══ COLLECTED MATERIAL

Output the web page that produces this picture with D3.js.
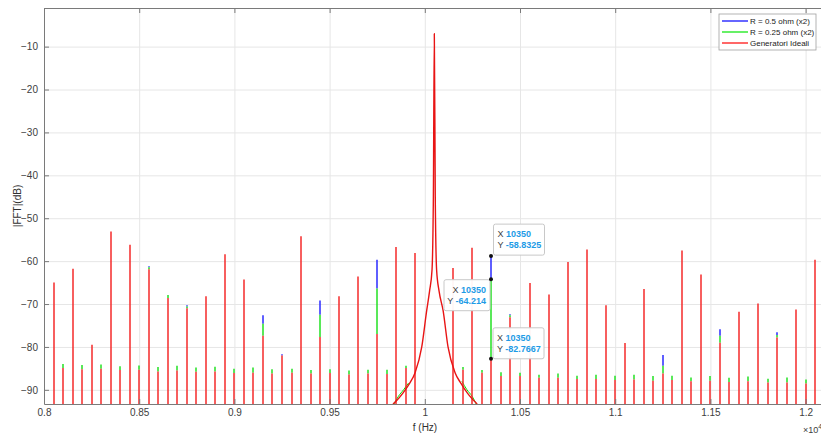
<!DOCTYPE html>
<html lang="en">
<head>
<meta charset="UTF-8">
<title>FFT spectrum</title>
<style>
  body { margin: 0; background: #fff; }
  svg { display: block; font-family: "Liberation Sans", Arial, sans-serif; }
  .axis text { fill: #404040; font-size: 10px; }
  .axis path, .axis line { stroke: #7a7a7a; }
  .grid line { stroke: #e6e6e6; }
  .grid path { display: none; }
</style>
</head>
<body>
<div class="chart"></div>
<script src="https://cdnjs.cloudflare.com/ajax/libs/d3/7.8.5/d3.min.js"></script>
<script>
// harmonics at odd multiples of 50 Hz (dB)
const oddFreq  = [8050, 8150, 8250, 8350, 8450, 8550, 8650, 8750, 8850, 8950,
                  9050, 9150, 9250, 9350, 9450, 9550, 9650, 9750, 9850, 9950,
                  10150, 10250, 10350, 10450, 10550, 10650, 10750, 10850, 10950, 11050,
                  11150, 11250, 11350, 11450, 11550, 11650, 11750, 11850, 11950, 12050];
const oddRed   = [-65.0, -61.8, -79.5, -53.1, -56.2, -61.9, -68.6, -71.0, -68.2, -58.4,
                  -64.3, -77.4, -82.0, -54.2, -77.7, -68.2, -63.6, -77.0, -56.7, -58.1,
                  -61.6, -56.9, -82.7667, -73.1, -65.1, -67.8, -60.2, -57.3, -70.3, -79.1,
                  -66.5, -86.2, -57.5, -63.1, -79.0, -71.8, -69.9, -77.8, -71.3, -59.7];
const oddGreen = [-65.0, -61.8, -79.5, -53.1, -56.2, -61.4, -67.9, -70.6, -68.2, -58.4,
                  -64.3, -74.6, -82.0, -54.2, -72.5, -68.2, -63.6, -66.4, -56.7, -58.1,
                  -61.6, -56.9, -64.214, -72.6, -65.1, -67.8, -60.2, -57.3, -70.3, -79.1,
                  -66.5, -84.4, -57.5, -63.1, -77.4, -71.8, -69.9, -77.2, -71.3, -59.7];
const oddBlue  = [-65.0, -61.8, -79.5, -53.1, -56.2, -61.2, -67.9, -70.3, -68.2, -58.4,
                  -64.3, -72.6, -81.7, -54.2, -69.2, -68.2, -63.6, -59.7, -56.7, -58.1,
                  -61.6, -56.9, -58.8325, -72.4, -65.1, -67.8, -60.2, -57.3, -70.3, -79.1,
                  -66.5, -81.9, -57.5, -63.1, -75.9, -71.8, -69.9, -76.6, -71.3, -59.7];

// harmonics at multiples of 100 Hz (noise floor)
const evenFreq  = [8000, 8100, 8200, 8300, 8400, 8500, 8600, 8700, 8800, 8900,
                   9000, 9100, 9200, 9300, 9400, 9500, 9600, 9700, 9800, 9900,
                   10200, 10300, 10400, 10500, 10600, 10700, 10800, 10900, 11000, 11100,
                   11200, 11300, 11400, 11500, 11600, 11700, 11800, 11900, 12000];
const evenRed   = [-85.1, -84.9, -85.2, -85.1, -85.4, -85.3, -85.7, -85.5, -85.8, -85.7,
                   -86.1, -86.0, -86.2, -86.0, -86.2, -86.1, -86.4, -86.2, -86.3, -84.9,
                   -85.3, -86.0, -86.8, -86.8, -87.2, -87.2, -87.5, -87.5, -87.7, -87.6,
                   -87.9, -87.7, -88.0, -87.9, -88.2, -88.0, -88.3, -88.3, -88.5];
const evenGreen = [-84.1, -84.0, -84.2, -84.1, -84.5, -84.3, -84.7, -84.4, -84.8, -84.6,
                   -85.1, -84.8, -85.2, -85.1, -85.4, -85.2, -85.5, -85.3, -85.3, -84.4,
                   -84.7, -85.4, -85.9, -86.0, -86.5, -86.2, -86.7, -86.5, -86.7, -86.5,
                   -86.8, -86.7, -87.1, -86.8, -87.2, -86.9, -87.4, -87.1, -87.6];

// leakage around the fundamental (10050 Hz)
const peakFreq  = [9833, 9850, 9886, 9920, 9949, 9984, 10010, 10025, 10038, 10045, 10050,
                   10055, 10062, 10075, 10096, 10122, 10159, 10190, 10223, 10275];
const peakRed   = [-93.3, -92.6, -90.7, -88.5, -86.0, -80.0, -71.5, -67.0, -62.0, -45.0, -7.0,
                   -45.0, -62.0, -67.0, -71.5, -80.0, -86.0, -88.5, -90.7, -93.3];
// green leakage only shows through near the floor
const peakGreenFreq = [9838, 9860, 9890, 9915, 10195, 10220, 10250, 10270];
const peakGreen     = [-93.3, -91.6, -89.9, -88.4, -88.0, -89.9, -91.6, -93.3];

const xTicks = [8000, 8500, 9000, 9500, 10000, 10500, 11000, 11500, 12000];
const xTickLabels = ["0.8", "0.85", "0.9", "0.95", "1", "1.05", "1.1", "1.15", "1.2"];
const yTicks = [-90, -80, -70, -60, -50, -40, -30, -20, -10];

const legendLabels = ["R = 0.5 ohm (x2)", "R = 0.25 ohm (x2)", "Generatori Ideali"];
const seriesColors = ["#0000ff", "#00e600", "#ff0000"];

const tipFreq = 10350;
const tipValues = [-58.8325, -64.214, -82.7667];
const tipLabels = ["-58.8325", "-64.214", "-82.7667"];

const W = 821, H = 435;
const mLeft = 44, mTop = 8, mBottom = 404;

const svg = d3.select(".chart").append("svg")
  .attr("width", W).attr("height", H);

const x = d3.scaleLinear().domain([8000, 12100]).range([mLeft, mLeft + 4100 * 0.1904]);
const y = d3.scaleLinear().domain([-93.3, -1]).range([mBottom, mTop]);
const mRight = x(12100);
const px = f => Math.round(x(f));   // stems centred on pixel boundaries -> soft 2px line

// grid
svg.append("g").attr("class", "grid")
  .attr("transform", `translate(0,${mBottom})`)
  .call(d3.axisBottom(x).tickValues(xTicks).tickSize(-(mBottom - mTop)).tickFormat(""));
svg.append("g").attr("class", "grid")
  .attr("transform", `translate(${mLeft},0)`)
  .call(d3.axisLeft(y).tickValues(yTicks).tickSize(-(mRight - mLeft)).tickFormat(""));

svg.append("clipPath").attr("id", "plot")
  .append("rect").attr("x", mLeft).attr("y", mTop)
  .attr("width", mRight - mLeft).attr("height", mBottom - mTop);

const plot = svg.append("g").attr("clip-path", "url(#plot)");

// stem from base (or the axis floor) up to the value; only the part that
// pokes out above the series drawn on top is visible anyway
function stems(freqs, vals, base, color) {
  plot.append("g").selectAll("line")
    .data(freqs)
    .join("line")
    .filter((d, i) => !base || vals[i] > base[i])
    .attr("x1", d => px(d)).attr("x2", d => px(d))
    .attr("y1", d => base ? y(base[freqs.indexOf(d)]) : mBottom + 2)
    .attr("y2", d => y(vals[freqs.indexOf(d)]))
    .attr("stroke", color)
    .attr("stroke-width", 1.5);
}

const line = d3.line().x(d => x(d[0])).y(d => y(d[1])).curve(d3.curveMonotoneX);

const oddTop = oddGreen.map((g, i) => Math.max(g, oddRed[i]));
stems(oddFreq, oddBlue, oddTop, "#2a2aff");
stems(oddFreq, oddGreen, oddRed, "#22e022");
stems(evenFreq, evenGreen, evenRed, "#22e022");
plot.append("path")
  .attr("d", line(peakGreenFreq.slice(0, 4).map((f, i) => [f, peakGreen[i]])))
  .attr("fill", "none").attr("stroke", seriesColors[1]).attr("stroke-width", 1);
plot.append("path")
  .attr("d", line(peakGreenFreq.slice(4).map((f, i) => [f, peakGreen[i + 4]])))
  .attr("fill", "none").attr("stroke", seriesColors[1]).attr("stroke-width", 1);
stems(oddFreq, oddRed, null, "#f42a2a");
stems(evenFreq, evenRed, null, "#f42a2a");
plot.append("path")
  .attr("d", line(peakFreq.map((f, i) => [f, peakRed[i]])))
  .attr("fill", "none").attr("stroke", "#e81414").attr("stroke-width", 1.4);

// axes
svg.append("g").attr("class", "axis")
  .attr("transform", `translate(0,${mBottom})`)
  .call(d3.axisBottom(x).tickValues(xTicks).tickFormat((d, i) => xTickLabels[i])
    .tickSizeInner(-5).tickSizeOuter(0).tickPadding(5));
svg.append("g").attr("class", "axis")
  .attr("transform", `translate(0,${mTop})`)
  .call(d3.axisTop(x).tickValues(xTicks).tickFormat("").tickSizeInner(-5).tickSizeOuter(0));
svg.append("g").attr("class", "axis")
  .attr("transform", `translate(${mLeft},0)`)
  .call(d3.axisLeft(y).tickValues(yTicks).tickSizeInner(-5).tickSizeOuter(0).tickPadding(6));

svg.append("text")
  .attr("transform", `translate(21,${(mTop + mBottom) / 2}) rotate(-90)`)
  .attr("text-anchor", "middle").attr("font-size", 10).attr("fill", "#303030")
  .text("|FFT|(dB)");
svg.append("text")
  .attr("x", 425).attr("y", 431)
  .attr("text-anchor", "middle").attr("font-size", 10).attr("fill", "#303030")
  .text("f (Hz)");
const expo = svg.append("text")
  .attr("x", 803).attr("y", 433).attr("font-size", 9).attr("fill", "#404040");
expo.append("tspan").text("\u00d710");
expo.append("tspan").attr("dy", -4).attr("font-size", 7).text("4");

// legend
const lg = svg.append("g").attr("transform", "translate(719,14)");
lg.append("rect").attr("width", 97).attr("height", 36)
  .attr("fill", "#fff").attr("stroke", "#a0a0a0").attr("stroke-width", 0.8);
legendLabels.forEach((t, i) => {
  const ly = 7 + i * 11;
  lg.append("line").attr("x1", 3).attr("x2", 29).attr("y1", ly).attr("y2", ly)
    .attr("stroke", seriesColors[i]).attr("stroke-width", 1.2);
  lg.append("text").attr("x", 31).attr("y", ly + 3)
    .attr("font-size", 8).attr("fill", "#222").text(t);
});

// data tips
const tipBoxes = [
  { dx: 2.5, dy: -32, w: 51, anchor: "start" },
  { dx: -47, dy: 0.5, w: 46, anchor: "end" },
  { dx: 2, dy: -31, w: 51, anchor: "start" }
];
tipValues.forEach((v, i) => {
  const cx = px(tipFreq), cy = y(v), b = tipBoxes[i];
  const g = svg.append("g").attr("transform", `translate(${cx + b.dx},${cy + b.dy})`);
  g.append("rect").attr("width", b.w).attr("height", 31).attr("rx", 2)
    .attr("fill", "#fff").attr("fill-opacity", 0.95)
    .attr("stroke", "#c8c8c8").attr("stroke-width", 1);
  const tx = b.anchor === "start" ? 4 : b.w - 4;
  const rows = [["X ", String(tipFreq)], ["Y ", tipLabels[i]]];
  rows.forEach((r, j) => {
    const t = g.append("text").attr("x", tx).attr("y", 13 + j * 11)
      .attr("text-anchor", b.anchor).attr("font-size", 9);
    t.append("tspan").attr("fill", "#404040").text(r[0]);
    t.append("tspan").attr("fill", "#1e9be6").attr("font-weight", "bold").text(r[1]);
  });
  svg.append("circle").attr("cx", cx).attr("cy", cy).attr("r", 2).attr("fill", "#111");
});
</script>
</body>
</html>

════

- _SHORT TASK_: Restate each line from the start of the listing through the line bearing "-76.6, -71.3, -59.7];" word for word. Drop the pictures.

- _FINISHED ANSWER_:
Output the web page that produces this picture with D3.js.
<!DOCTYPE html>
<html lang="en">
<head>
<meta charset="UTF-8">
<title>FFT spectrum</title>
<style>
  body { margin: 0; background: #fff; }
  svg { display: block; font-family: "Liberation Sans", Arial, sans-serif; }
  .axis text { fill: #404040; font-size: 10px; }
  .axis path, .axis line { stroke: #7a7a7a; }
  .grid line { stroke: #e6e6e6; }
  .grid path { display: none; }
</style>
</head>
<body>
<div class="chart"></div>
<script src="https://cdnjs.cloudflare.com/ajax/libs/d3/7.8.5/d3.min.js"></script>
<script>
// harmonics at odd multiples of 50 Hz (dB)
const oddFreq  = [8050, 8150, 8250, 8350, 8450, 8550, 8650, 8750, 8850, 8950,
                  9050, 9150, 9250, 9350, 9450, 9550, 9650, 9750, 9850, 9950,
                  10150, 10250, 10350, 10450, 10550, 10650, 10750, 10850, 10950, 11050,
                  11150, 11250, 11350, 11450, 11550, 11650, 11750, 11850, 11950, 12050];
const oddRed   = [-65.0, -61.8, -79.5, -53.1, -56.2, -61.9, -68.6, -71.0, -68.2, -58.4,
                  -64.3, -77.4, -82.0, -54.2, -77.7, -68.2, -63.6, -77.0, -56.7, -58.1,
                  -61.6, -56.9, -82.7667, -73.1, -65.1, -67.8, -60.2, -57.3, -70.3, -79.1,
                  -66.5, -86.2, -57.5, -63.1, -79.0, -71.8, -69.9, -77.8, -71.3, -59.7];
const oddGreen = [-65.0, -61.8, -79.5, -53.1, -56.2, -61.4, -67.9, -70.6, -68.2, -58.4,
                  -64.3, -74.6, -82.0, -54.2, -72.5, -68.2, -63.6, -66.4, -56.7, -58.1,
                  -61.6, -56.9, -64.214, -72.6, -65.1, -67.8, -60.2, -57.3, -70.3, -79.1,
                  -66.5, -84.4, -57.5, -63.1, -77.4, -71.8, -69.9, -77.2, -71.3, -59.7];
const oddBlue  = [-65.0, -61.8, -79.5, -53.1, -56.2, -61.2, -67.9, -70.3, -68.2, -58.4,
                  -64.3, -72.6, -81.7, -54.2, -69.2, -68.2, -63.6, -59.7, -56.7, -58.1,
                  -61.6, -56.9, -58.8325, -72.4, -65.1, -67.8, -60.2, -57.3, -70.3, -79.1,
                  -66.5, -81.9, -57.5, -63.1, -75.9, -71.8, -69.9, -76.6, -71.3, -59.7];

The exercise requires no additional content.